So I thought I would start by asking for some trailer design advice and critiquing the 10ft x 6ft torsion axle trailer I just sold.

Things I think I did OK:
  • It used mostly 2”x3” 0.120 (50mmx75mm 3mm) tube and in 14 years it didn’t defect or crack. This is despite being over loaded horribly when borrowed by a friend.
  • 0.120” (3mm) Diamond Plate for decking and limited cross members. I used the decking to hold the two 2x3 tubes on both sides together. I used almost no horizontal cross members under the plate. I only put four total, two in front of the axle and two in the rear. I positioned the horizontal cross members 12” (304mm) apart, right under the tire contact points. The rest of the area just had the area spanned by the diamond plate.
  • I liked the low ride height both for loading and stability.
  • I liked the hand winch a lot.
  • I had a 4ft long trailer tongue. I think the length helped the short trailer tow well.
  • 13" tires, keeps the trailer low and other small car trailer manufactures like Brian James use even smaller Diameters on their products.

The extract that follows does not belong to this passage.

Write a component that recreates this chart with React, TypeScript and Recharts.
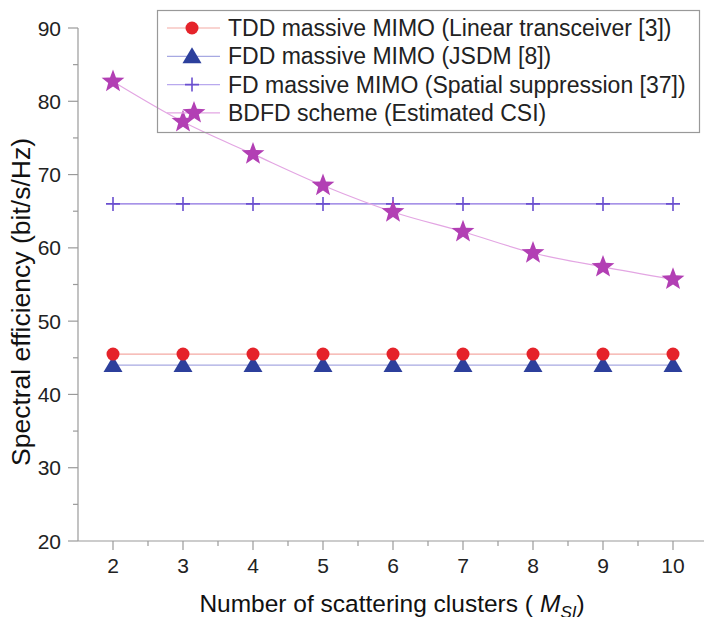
import { LineChart, Line, XAxis, YAxis, Legend } from "recharts";

const clusters = [2, 3, 4, 5, 6, 7, 8, 9, 10];
const tddLinear = [45.5, 45.5, 45.5, 45.5, 45.5, 45.5, 45.5, 45.5, 45.5];
const fddJsdm = [44, 44, 44, 44, 44, 44, 44, 44, 44];
const fdSpatial = [66, 66, 66, 66, 66, 66, 66, 66, 66];
const bdfdEstimated = [82.7, 77.2, 72.8, 68.5, 64.9, 62.2, 59.3, 57.4, 55.7];

const xTicks = [2, 2.5, 3, 3.5, 4, 4.5, 5, 5.5, 6, 6.5, 7, 7.5, 8, 8.5, 9, 9.5, 10, 10.5];
const yTicks = [20, 25, 30, 35, 40, 45, 50, 55, 60, 65, 70, 75, 80, 85, 90];

const legendLabels = [
  "TDD massive MIMO (Linear transceiver [3])",
  "FDD massive MIMO (JSDM [8])",
  "FD massive MIMO (Spatial suppression [37])",
  "BDFD scheme (Estimated CSI)",
];

const data = clusters.map((m, i) => ({
  m,
  tdd: tddLinear[i],
  fdd: fddJsdm[i],
  fd: fdSpatial[i],
  bdfd: bdfdEstimated[i],
}));

const FONT = "'Liberation Sans', Arial, sans-serif";
const AXIS = "#9a9a9a";

const starPath = (cx: number, cy: number, r: number) => {
  let d = "";
  for (let k = 0; k < 10; k++) {
    const rad = k % 2 === 0 ? r : r * 0.42;
    const a = -Math.PI / 2 + (k * Math.PI) / 5;
    d += (k === 0 ? "M" : "L") + (cx + rad * Math.cos(a)).toFixed(2) + "," + (cy + rad * Math.sin(a)).toFixed(2);
  }
  return d + "Z";
};

const Marker = ({ kind, cx, cy }: any) => {
  if (kind === "circle") return <circle cx={cx} cy={cy} r={6.5} fill="#e5232a" />;
  if (kind === "tri")
    return (
      <path
        d={`M${cx},${cy - 9}L${cx + 9.5},${cy + 7}L${cx - 9.5},${cy + 7}Z`}
        fill="#2c3f9c"
      />
    );
  if (kind === "plus")
    return (
      <path
        d={`M${cx - 7},${cy}H${cx + 7}M${cx},${cy - 7}V${cy + 7}`}
        stroke="#6a4fcf"
        strokeWidth={1.6}
        fill="none"
      />
    );
  return <path d={starPath(cx, cy, 12)} fill="#b23fb4" />;
};

const dotOf = (kind: string) => (p: any) => (
  <Marker key={`${kind}-${p.index}`} kind={kind} cx={p.cx} cy={p.cy} />
);

const YTick = ({ x, y, payload }: any) => {
  const major = payload.value % 10 === 0;
  return (
    <g>
      <line x1={x} x2={x - (major ? 10 : 5)} y1={y} y2={y} stroke={AXIS} strokeWidth={1.2} />
      {major && (
        <text x={x - 17} y={y + 7.5} textAnchor="end" fontSize={21} fill="#222" fontFamily={FONT}>
          {payload.value}
        </text>
      )}
    </g>
  );
};

const XTick = ({ x, y, payload }: any) => {
  const major = Number.isInteger(payload.value);
  return (
    <g>
      <line x1={x} x2={x} y1={y} y2={y + (major ? 9 : 5)} stroke={AXIS} strokeWidth={1.2} />
      {major && (
        <text x={x} y={y + 32} textAnchor="middle" fontSize={21} fill="#222" fontFamily={FONT}>
          {payload.value}
        </text>
      )}
    </g>
  );
};

const legendStyles = [
  { kind: "circle", line: "#f4a9a3" },
  { kind: "tri", line: "#a7a9e2" },
  { kind: "plus", line: "#b9a9ee" },
  { kind: "star", line: "#e3a6e3" },
];

const renderLegend = () => (
  <svg width={544} height={124} style={{ display: "block", overflow: "visible" }}>
    <rect x={0.5} y={0.5} width={542} height={122} fill="none" stroke="#999" strokeWidth={1.2} />
    {legendLabels.map((label, i) => {
      const cy = 18 + i * 28.3;
      const st = legendStyles[i];
      return (
        <g key={label}>
          <line x1={10} x2={63} y1={cy} y2={cy} stroke={st.line} strokeWidth={1.2} />
          <Marker kind={st.kind} cx={st.kind === "star" ? 37 : 35} cy={cy} />
          <text x={71} y={cy + 8} fontSize={23} fill="#222" fontFamily={FONT}>
            {label}
          </text>
        </g>
      );
    })}
  </svg>
);

export default function App() {
  return (
    <div style={{ position: "absolute", left: 0, top: 0, width: 704, height: 617, overflow: "hidden", background: "#fff" }}>
      <LineChart width={710} height={617} data={data} margin={{ top: 28, right: 2, bottom: 0, left: 0 }}>
        <XAxis
          dataKey="m"
          type="number"
          domain={[1.5, 10.5]}
          ticks={xTicks}
          interval={0}
          allowDataOverflow
          height={76}
          stroke={AXIS}
          strokeWidth={1.2}
          tickSize={0}
          tickMargin={0}
          tick={<XTick />}
        />
        <YAxis
          type="number"
          domain={[20, 90]}
          ticks={yTicks}
          interval={0}
          width={78}
          stroke={AXIS}
          strokeWidth={1.2}
          tickSize={0}
          tickMargin={0}
          tick={<YTick />}
        />
        <Legend
          layout="vertical"
          align="center"
          verticalAlign="middle"
          content={renderLegend}
          wrapperStyle={{ position: "absolute", left: 157, top: 10, width: 544, height: 124, bottom: "auto", right: "auto" }}
        />
        <Line dataKey="fd" stroke="#8a6fe0" strokeWidth={1.2} dot={dotOf("plus")} isAnimationActive={false} />
        <Line dataKey="fdd" stroke="#a7a9e2" strokeWidth={1.2} dot={dotOf("tri")} isAnimationActive={false} />
        <Line dataKey="tdd" stroke="#f4a9a3" strokeWidth={1.2} dot={dotOf("circle")} isAnimationActive={false} />
        <Line type="monotone" dataKey="bdfd" stroke="#e3a6e3" strokeWidth={1.2} dot={dotOf("star")} isAnimationActive={false} />
        <text x={30} y={302} transform="rotate(-90 30 302)" textAnchor="middle" fontSize={26.5} fill="#111" fontFamily={FONT}>
          Spectral efficiency (bit/s/Hz)
        </text>
        <text x={392} y={612} textAnchor="middle" fontSize={24.5} fill="#111" fontFamily={FONT}>
          Number of scattering clusters (
          <tspan fontStyle="italic" dx={7}>M</tspan>
          <tspan fontSize={17} fontStyle="italic" dy={6}>SI</tspan>
          <tspan dy={-6}>)</tspan>
        </text>
      </LineChart>
    </div>
  );
}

Things I want to improve on the new trailer:

  • Build an A Frame tongue under the deck and make the coupler adjustable
  • Increase the length of the bed to at least 13ft (3962mm)
  • Increase the width to 6.5ft (1981mm)
  • Add a two 2200lb rated axles, 4400lb (1995kg) gross weight.
  • Possibly switch to dropped leaf spring axles for cost and being able to service the assembly if something wears out. This will raise the deck slightly. I am having trouble finding them in the 2200 models though.
  • Ramps, I didn’t like lugging them around. Maybe even design a tilt tongue.
  • Maybe put the hand winch to the side like on Brian James’s newer trailers.
  • Make a spare tire holder.
  • Add some skid wheels to the rear of the trailer to help with dragging.

Here is my old trailer, now sold.
blue-trailer2_zpscb0f45ba.jpg


The basic layout of the old trailer.
Trailer1_zpsd107fd6f.jpg


This trailer design interests me. Its just a picture I found on the internet. It looks to use very small diameter tube but be using the plates on the sides as a truss to strengthen the structure.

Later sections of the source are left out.